“Imagined villains include hackers, bloggers and even reporters,” writes the AP of DHS’s massive “Cyber Storm” wargame two years ago, but the details are thin. Glenn Reynolds, terrorist?

It’s the government’s idea of a really bad day: Washington’s Metro trains shut down. Seaport computers in New York go dark. Bloggers reveal locations of railcars with hazardous materials. Airport control towers are disrupted in Philadelphia and Chicago. Overseas, a mysterious liquid is found on London’s subway…

After mock electronic attacks overwhelmed computers at the Port Authority of New York and New Jersey, an unspecified “major news network” airing reports about the attackers refused to reveal its sources to the government. Other simulated reporters were duped into spreading “believable but misleading” information that worsened fallout by confusing the public and financial markets, according to the government’s files.

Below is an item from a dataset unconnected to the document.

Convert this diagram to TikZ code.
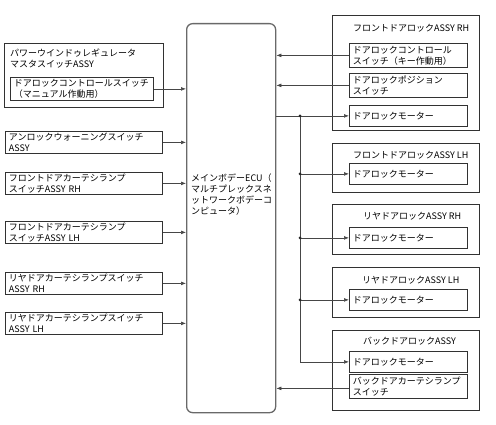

Joyner wonders why bloggers would need to pass along state secrets or enemy propaganda when the AP and New York Times are already so good at it. The “unwitting dupe” scenario is more likely — some of the early false reports about 9/11, like Flight 93 landing in Cleveland, are alive and well in some unwell quarters today — but if anything, the collective intelligence of the ‘sphere would help to debunk rumors, not spread them.

What does the bit about revealing the locations of hazardous materials mean, though? Are they suggesting bloggers would do this … intentionally? As in, a genuine fifth-column scenario?